Exercise requirements: Show every line in the records below that contains the word "this".

A block of data:
§ §
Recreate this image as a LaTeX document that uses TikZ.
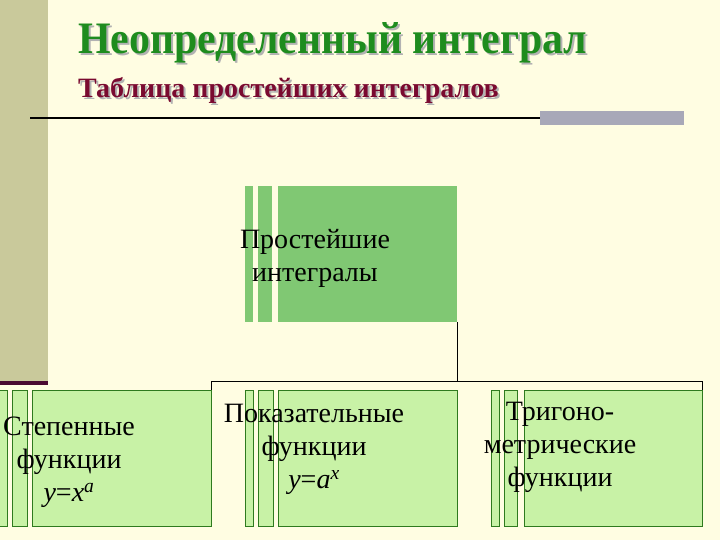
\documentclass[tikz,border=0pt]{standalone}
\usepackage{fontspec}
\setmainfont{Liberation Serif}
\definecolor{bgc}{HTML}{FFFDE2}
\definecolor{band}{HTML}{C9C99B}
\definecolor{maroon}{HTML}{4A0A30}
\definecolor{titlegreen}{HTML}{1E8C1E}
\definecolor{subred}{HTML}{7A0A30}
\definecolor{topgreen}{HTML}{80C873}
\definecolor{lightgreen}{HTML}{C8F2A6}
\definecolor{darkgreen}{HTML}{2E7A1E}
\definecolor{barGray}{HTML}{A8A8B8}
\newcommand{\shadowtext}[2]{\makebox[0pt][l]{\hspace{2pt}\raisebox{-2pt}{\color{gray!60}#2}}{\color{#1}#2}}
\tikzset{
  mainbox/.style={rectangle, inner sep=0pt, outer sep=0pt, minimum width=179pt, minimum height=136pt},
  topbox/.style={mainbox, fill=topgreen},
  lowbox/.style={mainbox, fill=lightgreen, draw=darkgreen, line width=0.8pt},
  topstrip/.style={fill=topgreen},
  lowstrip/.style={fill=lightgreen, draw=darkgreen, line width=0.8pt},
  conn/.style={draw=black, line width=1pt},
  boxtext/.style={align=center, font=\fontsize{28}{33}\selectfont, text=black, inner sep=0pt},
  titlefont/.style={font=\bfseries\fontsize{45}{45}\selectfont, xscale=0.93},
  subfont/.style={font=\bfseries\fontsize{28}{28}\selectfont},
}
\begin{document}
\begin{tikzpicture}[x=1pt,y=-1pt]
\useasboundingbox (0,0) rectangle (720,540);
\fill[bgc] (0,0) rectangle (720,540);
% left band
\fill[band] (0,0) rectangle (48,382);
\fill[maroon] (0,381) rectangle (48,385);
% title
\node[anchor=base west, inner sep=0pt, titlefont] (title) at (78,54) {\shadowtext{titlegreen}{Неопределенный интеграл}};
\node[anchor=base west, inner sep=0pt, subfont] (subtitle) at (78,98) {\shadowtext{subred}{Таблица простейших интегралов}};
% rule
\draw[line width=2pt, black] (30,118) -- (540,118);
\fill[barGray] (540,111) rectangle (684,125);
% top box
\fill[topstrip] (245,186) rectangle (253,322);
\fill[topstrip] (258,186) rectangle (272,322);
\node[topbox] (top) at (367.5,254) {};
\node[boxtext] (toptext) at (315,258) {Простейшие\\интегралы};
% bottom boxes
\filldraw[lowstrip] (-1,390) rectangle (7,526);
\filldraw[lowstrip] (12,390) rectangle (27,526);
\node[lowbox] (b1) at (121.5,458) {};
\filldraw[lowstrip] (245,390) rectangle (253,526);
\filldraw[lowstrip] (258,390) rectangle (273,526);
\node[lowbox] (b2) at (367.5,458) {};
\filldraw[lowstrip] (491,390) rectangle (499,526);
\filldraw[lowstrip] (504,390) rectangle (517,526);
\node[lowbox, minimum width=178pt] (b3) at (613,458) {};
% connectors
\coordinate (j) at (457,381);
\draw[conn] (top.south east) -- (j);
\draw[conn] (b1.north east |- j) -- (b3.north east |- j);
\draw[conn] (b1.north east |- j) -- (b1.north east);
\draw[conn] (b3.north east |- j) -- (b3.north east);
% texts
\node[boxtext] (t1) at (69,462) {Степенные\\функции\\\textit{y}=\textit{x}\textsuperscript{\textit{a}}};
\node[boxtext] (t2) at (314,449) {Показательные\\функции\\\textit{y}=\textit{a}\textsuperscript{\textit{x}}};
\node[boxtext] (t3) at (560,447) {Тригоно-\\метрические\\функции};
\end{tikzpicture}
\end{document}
§ §
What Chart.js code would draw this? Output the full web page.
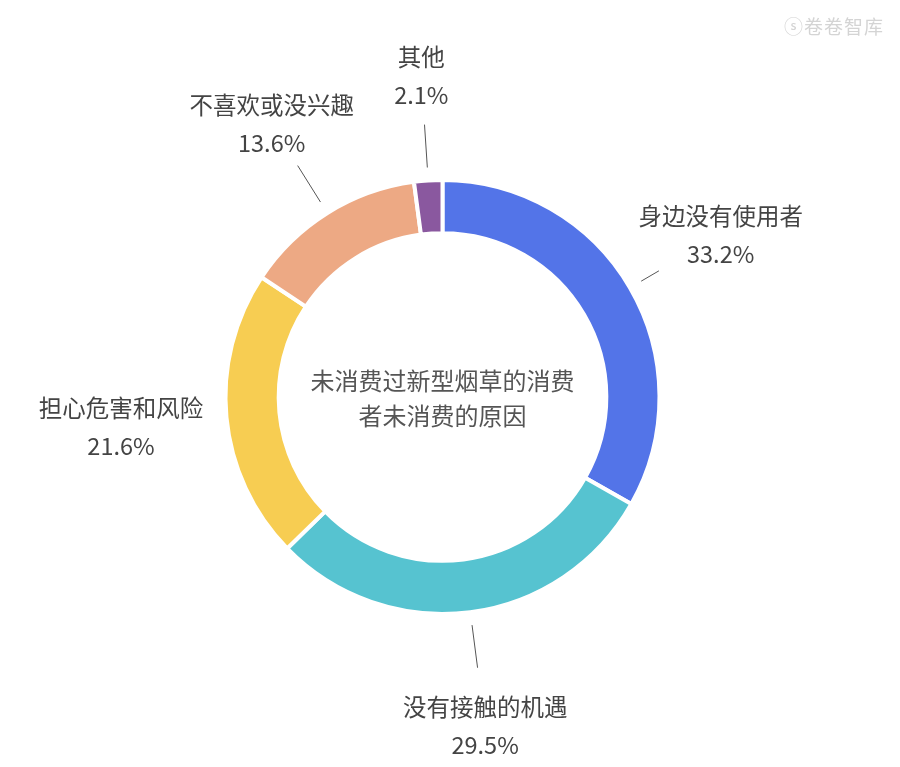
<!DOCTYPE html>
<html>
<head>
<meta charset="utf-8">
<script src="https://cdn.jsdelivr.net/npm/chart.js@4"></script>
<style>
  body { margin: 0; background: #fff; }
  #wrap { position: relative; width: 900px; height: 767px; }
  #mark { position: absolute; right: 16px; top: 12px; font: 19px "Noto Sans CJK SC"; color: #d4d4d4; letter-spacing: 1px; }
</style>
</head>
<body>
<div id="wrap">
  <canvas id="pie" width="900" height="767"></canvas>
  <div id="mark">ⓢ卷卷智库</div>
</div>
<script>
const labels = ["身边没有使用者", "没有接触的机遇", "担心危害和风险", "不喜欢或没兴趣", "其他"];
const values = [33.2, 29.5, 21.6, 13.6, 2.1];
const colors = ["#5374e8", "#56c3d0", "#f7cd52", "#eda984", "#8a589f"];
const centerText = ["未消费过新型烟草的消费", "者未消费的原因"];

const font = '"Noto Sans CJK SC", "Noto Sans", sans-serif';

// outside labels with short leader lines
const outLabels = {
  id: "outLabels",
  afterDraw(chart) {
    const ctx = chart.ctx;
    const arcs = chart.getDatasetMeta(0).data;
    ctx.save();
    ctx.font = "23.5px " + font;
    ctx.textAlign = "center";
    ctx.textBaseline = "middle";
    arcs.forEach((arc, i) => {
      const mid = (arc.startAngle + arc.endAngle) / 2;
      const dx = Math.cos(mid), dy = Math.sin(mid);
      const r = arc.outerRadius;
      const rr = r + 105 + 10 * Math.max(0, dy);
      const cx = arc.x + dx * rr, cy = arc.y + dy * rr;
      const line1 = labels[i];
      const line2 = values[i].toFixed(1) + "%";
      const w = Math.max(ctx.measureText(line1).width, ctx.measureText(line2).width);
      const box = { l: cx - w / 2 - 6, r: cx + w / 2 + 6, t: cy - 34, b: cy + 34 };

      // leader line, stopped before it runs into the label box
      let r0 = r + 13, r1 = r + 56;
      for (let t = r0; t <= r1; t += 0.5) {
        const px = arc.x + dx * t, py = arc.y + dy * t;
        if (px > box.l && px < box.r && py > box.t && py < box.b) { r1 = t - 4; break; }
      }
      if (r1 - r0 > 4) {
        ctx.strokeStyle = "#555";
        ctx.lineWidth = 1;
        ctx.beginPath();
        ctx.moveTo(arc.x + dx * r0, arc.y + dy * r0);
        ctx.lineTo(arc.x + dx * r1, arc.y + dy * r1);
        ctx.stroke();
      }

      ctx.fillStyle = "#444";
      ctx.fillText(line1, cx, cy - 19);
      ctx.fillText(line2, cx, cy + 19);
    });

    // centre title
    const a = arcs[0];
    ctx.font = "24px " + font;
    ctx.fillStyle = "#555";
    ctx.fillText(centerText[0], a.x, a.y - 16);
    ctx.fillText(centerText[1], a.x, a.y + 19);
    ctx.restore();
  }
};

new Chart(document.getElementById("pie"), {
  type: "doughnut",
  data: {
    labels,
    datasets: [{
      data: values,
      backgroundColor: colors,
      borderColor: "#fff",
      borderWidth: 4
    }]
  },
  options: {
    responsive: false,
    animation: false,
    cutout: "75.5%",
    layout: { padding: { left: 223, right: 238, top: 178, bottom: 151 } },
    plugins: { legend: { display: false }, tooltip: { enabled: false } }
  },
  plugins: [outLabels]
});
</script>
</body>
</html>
§ §
Exercise result:
Recreate this image as a LaTeX document that uses TikZ.
What Chart.js code would draw this? Output the full web page.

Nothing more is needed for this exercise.